Poindexter filed a timely notice of appeal, requesting a certificate of probable cause. She appealed based on the "sentence or other matters occurring after the plea that do not affect the validity of the plea," but further claimed her First, Sixth and Fourteenth Amendment rights had been violated, she had been discriminated against on the basis of her religion, ordered to stay away from her "religious family" and move from her home, had not been informed of her appellate rights, and had been coerced into entering her no contest pleas. She was granted a certificate of probable cause. Having been granted a certificate of probable cause, Poindexter could have challenged her plea based on constitutional, jurisdictional or other grounds going to the legality of the proceedings leading to the plea. (§ 1237.5, subd. (a); People v. Voit (2011) 200 Cal.App.4th 1353, 1364.)

II. DISCUSSION

Poindexter's appointed attorney filed a brief on appeal without raising any specific issues, asking us to review the entire record to determine if any issues warrant briefing, as provided in Wende, supra, 25 Cal.3d 436. We conducted a full-record review and found no potentially meritorious issues. (Id. at pp. 441-442.) Poindexter was advised by her attorney that she could file a supplemental brief on her own behalf within 30 days after the Wende brief was filed. She did not file such a brief.

Responding to the primary issue noted in Poindexter's request for a certificate of probable cause, "discriminatory enforcement of the laws may be a valid defense in a case in which the [defense] can establish deliberate invidious discrimination by prosecutorial authorities." (Griffin v. Municipal Court (1977) 20 Cal.3d 300, 306.) If, as Poindexter alleged in her request for a certificate of probable cause, the district attorney prosecuted her based on deliberate invidious religious discrimination, clearly there would be a legitimate issue to be raised. But even to obtain discovery on the issue, a defendant must "produce some evidence that similarly situated defendants of other races [or religions] could have been prosecuted, but were not." (United States v. Armstrong (1996) 517 U.S. 456, 469; People v. Superior Court (Baez) (2000) 79 Cal.App.4th 1177, 1187-1190 [threshold showing is "a credible showing of different treatment of similarly situated persons"; "plausible justification" standard of Griffin, at p. 306 no longer applies]; see also, People v. Montes (2014) 58 Cal.4th 809, 828-829 (Montes) [assuming motion under Murgia v. Municipal Court (1975) 15 Cal.3d 286 was constitutionally-based and survived codification of criminal discovery].) Poindexter filed no Murgia motion in this case, nor did we see any evidence in the record to support a claim of discriminatory enforcement.

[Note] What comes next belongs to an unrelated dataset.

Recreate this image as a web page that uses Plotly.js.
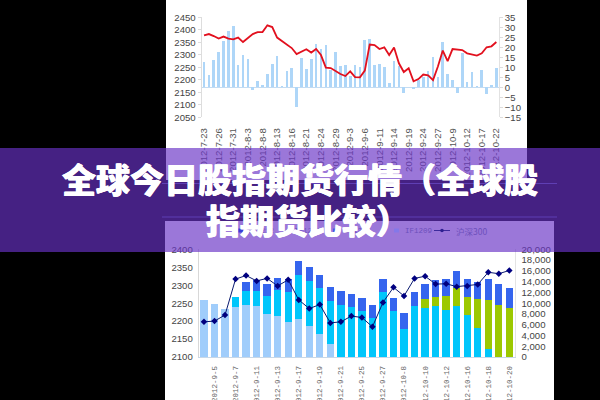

Poindexter's claim of discriminatory enforcement cannot successfully be raised for the first time on appeal. We are aware Montes "assum[ed] for the sake of argument that defendant is entitled to raise his constitutional [discriminatory enforcement] defense for the first time on appeal" (Montes, supra, 58 Cal.4th 809 at p. 832), but that is a far cry from authorizing such a course. In Montes, the Supreme Court nonetheless concluded "defendant failed to show he actually was subjected to a discriminatory prosecution." (Ibid.) Similarly, even if we assumed Poindexter could raise such an issue for the first time on appeal, our review of the record disclosed no evidence to support the argument.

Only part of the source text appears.